January 3rd, 2007 · Written by · No Comments

Once in a while a friend or relative will inform me, enthusiastically ecstatic, that they are headed off to some foreign land for missionary work. Unassailable on their moral high ground and armed with benevolent yet insidious weaponry – you know, peachy platitudes like vaccines, schools, modernization – their eyes twinkle with altruistic intentions as they expect me to share in their “doing the right thing” intoxication.

Righteous delusions aside, the reality of the situation is that each of these potential mouthpieces for Judeo-Christian cosmology are complicit in an ongoing catastrophe.

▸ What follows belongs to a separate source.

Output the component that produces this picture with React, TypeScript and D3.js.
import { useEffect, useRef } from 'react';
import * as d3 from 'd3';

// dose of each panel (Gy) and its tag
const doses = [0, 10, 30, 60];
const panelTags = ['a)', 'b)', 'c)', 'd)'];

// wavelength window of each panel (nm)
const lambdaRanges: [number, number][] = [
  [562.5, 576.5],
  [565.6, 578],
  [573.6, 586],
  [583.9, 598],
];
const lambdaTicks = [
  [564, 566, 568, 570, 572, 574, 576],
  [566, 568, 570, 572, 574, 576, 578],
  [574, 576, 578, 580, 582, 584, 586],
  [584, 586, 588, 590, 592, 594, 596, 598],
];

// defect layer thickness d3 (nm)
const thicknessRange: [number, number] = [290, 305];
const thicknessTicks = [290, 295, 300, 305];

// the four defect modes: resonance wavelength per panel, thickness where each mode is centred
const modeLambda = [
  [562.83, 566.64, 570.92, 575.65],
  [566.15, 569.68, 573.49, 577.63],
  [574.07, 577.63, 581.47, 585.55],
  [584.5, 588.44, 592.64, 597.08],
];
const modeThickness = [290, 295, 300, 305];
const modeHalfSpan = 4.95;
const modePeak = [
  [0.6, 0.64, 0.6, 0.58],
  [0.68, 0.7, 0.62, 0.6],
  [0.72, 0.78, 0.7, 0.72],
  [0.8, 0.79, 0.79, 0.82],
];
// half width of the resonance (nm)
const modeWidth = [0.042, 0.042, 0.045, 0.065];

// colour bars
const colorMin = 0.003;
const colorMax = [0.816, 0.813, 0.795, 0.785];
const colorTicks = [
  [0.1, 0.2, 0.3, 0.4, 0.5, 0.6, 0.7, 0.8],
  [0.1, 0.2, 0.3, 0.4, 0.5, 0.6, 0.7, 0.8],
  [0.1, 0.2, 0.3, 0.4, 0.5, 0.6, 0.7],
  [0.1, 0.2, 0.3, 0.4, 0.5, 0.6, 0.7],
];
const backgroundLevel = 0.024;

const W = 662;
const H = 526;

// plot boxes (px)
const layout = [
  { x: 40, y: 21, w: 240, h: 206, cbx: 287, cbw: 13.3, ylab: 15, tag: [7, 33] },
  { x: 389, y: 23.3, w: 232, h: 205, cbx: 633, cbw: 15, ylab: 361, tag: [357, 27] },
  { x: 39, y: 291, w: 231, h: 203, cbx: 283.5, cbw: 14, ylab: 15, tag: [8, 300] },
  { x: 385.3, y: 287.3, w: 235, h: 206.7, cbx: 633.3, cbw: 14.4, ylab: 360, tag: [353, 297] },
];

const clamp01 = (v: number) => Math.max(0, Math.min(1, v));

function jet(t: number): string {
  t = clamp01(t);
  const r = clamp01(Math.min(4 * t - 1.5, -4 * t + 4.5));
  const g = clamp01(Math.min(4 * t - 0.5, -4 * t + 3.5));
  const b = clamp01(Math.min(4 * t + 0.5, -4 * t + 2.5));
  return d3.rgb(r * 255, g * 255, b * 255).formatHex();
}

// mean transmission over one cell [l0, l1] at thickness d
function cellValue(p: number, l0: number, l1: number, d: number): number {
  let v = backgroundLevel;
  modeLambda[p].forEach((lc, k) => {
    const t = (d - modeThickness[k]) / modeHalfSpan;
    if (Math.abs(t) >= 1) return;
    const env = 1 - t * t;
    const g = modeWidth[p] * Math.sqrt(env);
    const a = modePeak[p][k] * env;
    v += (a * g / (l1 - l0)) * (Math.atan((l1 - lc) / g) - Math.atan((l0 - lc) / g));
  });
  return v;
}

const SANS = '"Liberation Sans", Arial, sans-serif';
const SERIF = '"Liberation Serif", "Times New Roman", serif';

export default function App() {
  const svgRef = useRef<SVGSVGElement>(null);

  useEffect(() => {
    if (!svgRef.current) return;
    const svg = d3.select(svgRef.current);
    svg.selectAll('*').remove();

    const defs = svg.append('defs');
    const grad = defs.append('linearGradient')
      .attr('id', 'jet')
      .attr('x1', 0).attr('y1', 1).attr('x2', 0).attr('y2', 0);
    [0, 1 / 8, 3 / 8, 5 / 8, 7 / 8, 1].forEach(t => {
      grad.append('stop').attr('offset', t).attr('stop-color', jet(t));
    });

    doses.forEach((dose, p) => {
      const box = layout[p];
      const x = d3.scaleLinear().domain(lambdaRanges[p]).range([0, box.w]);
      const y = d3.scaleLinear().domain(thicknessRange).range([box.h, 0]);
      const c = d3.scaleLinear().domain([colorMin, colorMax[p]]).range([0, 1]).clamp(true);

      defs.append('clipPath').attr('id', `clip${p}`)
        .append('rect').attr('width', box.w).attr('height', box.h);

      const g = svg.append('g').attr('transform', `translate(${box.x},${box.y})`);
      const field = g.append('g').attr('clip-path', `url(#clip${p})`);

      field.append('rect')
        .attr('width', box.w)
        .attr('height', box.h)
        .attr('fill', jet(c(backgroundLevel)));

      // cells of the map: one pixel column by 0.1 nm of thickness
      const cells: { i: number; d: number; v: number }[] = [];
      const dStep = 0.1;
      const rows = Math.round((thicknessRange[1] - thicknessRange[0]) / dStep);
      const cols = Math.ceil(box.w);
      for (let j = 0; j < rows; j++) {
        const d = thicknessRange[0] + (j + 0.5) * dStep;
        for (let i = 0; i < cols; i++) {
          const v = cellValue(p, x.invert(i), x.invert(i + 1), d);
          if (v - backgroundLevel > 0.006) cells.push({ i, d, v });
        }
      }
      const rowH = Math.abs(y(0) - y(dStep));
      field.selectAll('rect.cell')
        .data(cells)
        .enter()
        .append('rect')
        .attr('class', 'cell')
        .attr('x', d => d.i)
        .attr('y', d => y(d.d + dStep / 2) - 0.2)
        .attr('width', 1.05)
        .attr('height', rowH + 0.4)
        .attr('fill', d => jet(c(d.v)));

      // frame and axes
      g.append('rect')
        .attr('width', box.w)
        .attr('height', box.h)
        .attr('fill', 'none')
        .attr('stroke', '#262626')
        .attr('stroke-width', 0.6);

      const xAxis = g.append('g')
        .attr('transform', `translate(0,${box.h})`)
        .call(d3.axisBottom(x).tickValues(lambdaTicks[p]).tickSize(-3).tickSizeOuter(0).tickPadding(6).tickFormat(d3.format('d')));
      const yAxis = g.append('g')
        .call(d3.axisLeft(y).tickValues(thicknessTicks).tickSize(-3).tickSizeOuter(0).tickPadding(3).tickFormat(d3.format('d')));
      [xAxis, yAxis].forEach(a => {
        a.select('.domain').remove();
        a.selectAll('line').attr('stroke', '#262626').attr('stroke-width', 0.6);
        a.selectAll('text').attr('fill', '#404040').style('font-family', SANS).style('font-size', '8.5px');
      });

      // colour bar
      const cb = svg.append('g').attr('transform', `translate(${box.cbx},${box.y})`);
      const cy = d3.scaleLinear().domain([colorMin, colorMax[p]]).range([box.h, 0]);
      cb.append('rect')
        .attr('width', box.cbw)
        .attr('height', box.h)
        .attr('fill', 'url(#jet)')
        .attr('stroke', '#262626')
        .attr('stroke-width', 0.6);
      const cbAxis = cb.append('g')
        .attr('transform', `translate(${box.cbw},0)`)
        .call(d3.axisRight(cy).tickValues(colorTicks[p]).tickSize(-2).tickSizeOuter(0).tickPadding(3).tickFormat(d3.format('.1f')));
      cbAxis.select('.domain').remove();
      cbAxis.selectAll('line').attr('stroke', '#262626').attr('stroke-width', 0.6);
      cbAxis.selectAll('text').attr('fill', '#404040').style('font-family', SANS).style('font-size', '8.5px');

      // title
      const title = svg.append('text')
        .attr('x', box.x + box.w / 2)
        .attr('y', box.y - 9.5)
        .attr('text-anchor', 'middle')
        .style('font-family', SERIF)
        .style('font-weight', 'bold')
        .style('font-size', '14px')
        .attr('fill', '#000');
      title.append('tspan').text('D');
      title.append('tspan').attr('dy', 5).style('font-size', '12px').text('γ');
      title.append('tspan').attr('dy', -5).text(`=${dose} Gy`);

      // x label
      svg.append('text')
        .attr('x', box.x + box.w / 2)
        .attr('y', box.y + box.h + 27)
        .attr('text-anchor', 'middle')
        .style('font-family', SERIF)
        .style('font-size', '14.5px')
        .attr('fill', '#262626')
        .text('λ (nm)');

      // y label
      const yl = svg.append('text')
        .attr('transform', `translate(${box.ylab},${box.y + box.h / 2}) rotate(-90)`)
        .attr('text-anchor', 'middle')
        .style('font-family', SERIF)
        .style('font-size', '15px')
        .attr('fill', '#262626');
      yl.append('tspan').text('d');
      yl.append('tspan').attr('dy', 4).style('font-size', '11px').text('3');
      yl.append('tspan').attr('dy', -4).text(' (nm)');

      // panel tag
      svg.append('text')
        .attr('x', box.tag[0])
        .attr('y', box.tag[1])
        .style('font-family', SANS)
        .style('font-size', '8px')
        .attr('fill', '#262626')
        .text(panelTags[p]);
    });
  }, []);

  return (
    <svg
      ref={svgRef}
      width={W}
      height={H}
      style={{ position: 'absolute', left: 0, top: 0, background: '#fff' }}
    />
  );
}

It’s hard to be polite when someone you care about has just informed you they’re joining the forces of cultural destruction. Teaming up with Nike, Coca-cola, Starbucks, MTV, Hollywood, and the ubiquitous T-shirt, these hosts for the dissemination of Westernization are wreaking havoc on the few remaining bastions of sociodiversity in our world.

It is estimated that at the height of cultural diversity there existed between 7,000 and 8,000 distinct languages.

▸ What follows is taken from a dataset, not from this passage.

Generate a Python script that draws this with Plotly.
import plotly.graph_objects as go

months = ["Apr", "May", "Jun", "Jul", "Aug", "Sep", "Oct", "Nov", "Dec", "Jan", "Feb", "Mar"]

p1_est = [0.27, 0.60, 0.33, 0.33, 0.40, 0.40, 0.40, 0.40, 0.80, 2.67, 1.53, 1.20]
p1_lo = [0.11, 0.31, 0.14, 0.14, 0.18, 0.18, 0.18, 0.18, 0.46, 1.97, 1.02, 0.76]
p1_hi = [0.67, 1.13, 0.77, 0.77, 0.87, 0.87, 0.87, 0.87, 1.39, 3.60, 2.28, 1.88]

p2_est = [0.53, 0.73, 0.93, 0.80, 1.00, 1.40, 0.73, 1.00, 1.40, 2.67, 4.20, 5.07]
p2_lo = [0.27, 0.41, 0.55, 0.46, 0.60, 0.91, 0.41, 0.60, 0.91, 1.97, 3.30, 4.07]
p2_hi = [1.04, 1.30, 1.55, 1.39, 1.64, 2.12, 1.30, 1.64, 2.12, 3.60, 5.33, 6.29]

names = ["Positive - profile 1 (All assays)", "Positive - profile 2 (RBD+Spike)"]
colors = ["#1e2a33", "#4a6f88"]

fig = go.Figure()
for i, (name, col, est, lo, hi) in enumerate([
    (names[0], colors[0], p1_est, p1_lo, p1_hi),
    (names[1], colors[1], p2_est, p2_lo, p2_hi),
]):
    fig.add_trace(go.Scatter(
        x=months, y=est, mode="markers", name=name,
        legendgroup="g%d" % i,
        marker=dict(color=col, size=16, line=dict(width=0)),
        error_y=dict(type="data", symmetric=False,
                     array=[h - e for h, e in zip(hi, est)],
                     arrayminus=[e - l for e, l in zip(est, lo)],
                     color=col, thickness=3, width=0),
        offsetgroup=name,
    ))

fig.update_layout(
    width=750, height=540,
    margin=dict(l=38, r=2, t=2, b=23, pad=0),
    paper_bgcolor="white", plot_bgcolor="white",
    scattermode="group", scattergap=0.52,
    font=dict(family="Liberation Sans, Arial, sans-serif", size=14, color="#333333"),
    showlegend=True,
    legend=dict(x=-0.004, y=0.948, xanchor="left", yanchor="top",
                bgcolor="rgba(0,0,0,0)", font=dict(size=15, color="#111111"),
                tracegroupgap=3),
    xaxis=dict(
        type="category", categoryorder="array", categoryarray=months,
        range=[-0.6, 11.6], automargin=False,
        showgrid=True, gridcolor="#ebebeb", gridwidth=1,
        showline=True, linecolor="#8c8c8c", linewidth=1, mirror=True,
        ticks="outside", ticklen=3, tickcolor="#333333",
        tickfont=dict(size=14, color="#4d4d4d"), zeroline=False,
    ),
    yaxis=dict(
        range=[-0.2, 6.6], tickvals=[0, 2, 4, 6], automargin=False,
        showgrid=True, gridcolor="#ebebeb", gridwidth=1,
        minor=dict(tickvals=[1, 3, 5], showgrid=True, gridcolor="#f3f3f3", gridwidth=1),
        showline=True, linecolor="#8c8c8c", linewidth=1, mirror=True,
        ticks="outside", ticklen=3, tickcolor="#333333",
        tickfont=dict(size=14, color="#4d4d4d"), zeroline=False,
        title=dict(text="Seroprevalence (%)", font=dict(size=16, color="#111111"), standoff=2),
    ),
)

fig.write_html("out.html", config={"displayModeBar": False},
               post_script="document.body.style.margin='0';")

It is estimated that at the height of cultural diversity there existed between 7,000 and 8,000 distinct languages. Each of these the byproduct of a unique way of living in and interpreting the Universe at large. Today, that number has been whittled down to around 6,000 and of those about half are on the verge of extinction. Ninety-six percent of them are spoken by only 4% of the world’s population. Due to the pervasive influence of missions – be they religious or economic in nature – most of the some 370 million indigenous people who make up that 4% are not expected to last the 21st century.

And that’s called genocide.

This systematic destruction of 96% of humanity’s cultural heritage in exchange for a lucrative group of religions and worldviews is as much a threat to our survival as the current worldwide decline in biodiversity. Much as biodiversity improves the survivability of an ecosystem, cultural diversity improves the survivability of human beings. With the death of each unique sociological outlook, our species’ ability to adapt to environmental change is greatly diminished.

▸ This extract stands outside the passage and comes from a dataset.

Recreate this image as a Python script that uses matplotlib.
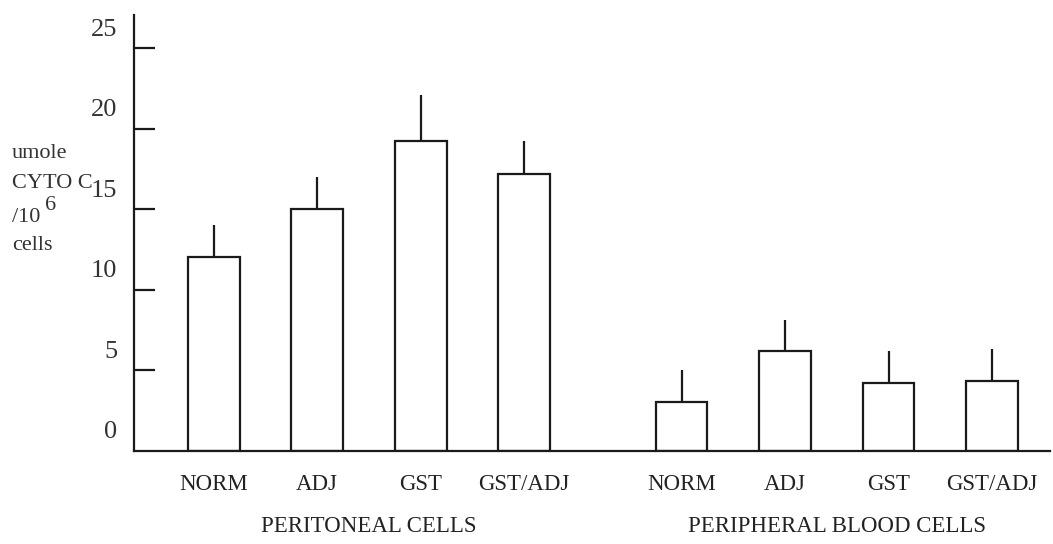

You’d think while undergoing climactic climate change, this might be a concern.

Surviving in remote geographic locations across the globe and eschewing contact with the Western world, indigenous peoples can be found still living via their traditional means. As these ancestral warriors struggle for the right of self-determination, we can assist them in the preservation of their heritage by redefining twisted notions of nobility.

What we call progress, others call extinction.

I look forward to a future where missionaries of all types – exterminators of culture, ravagers of ethnicity – are looked upon with disgust rather than admiration. Where the candid response to forcefully enforcing one worldview over another will be one of outright revulsion.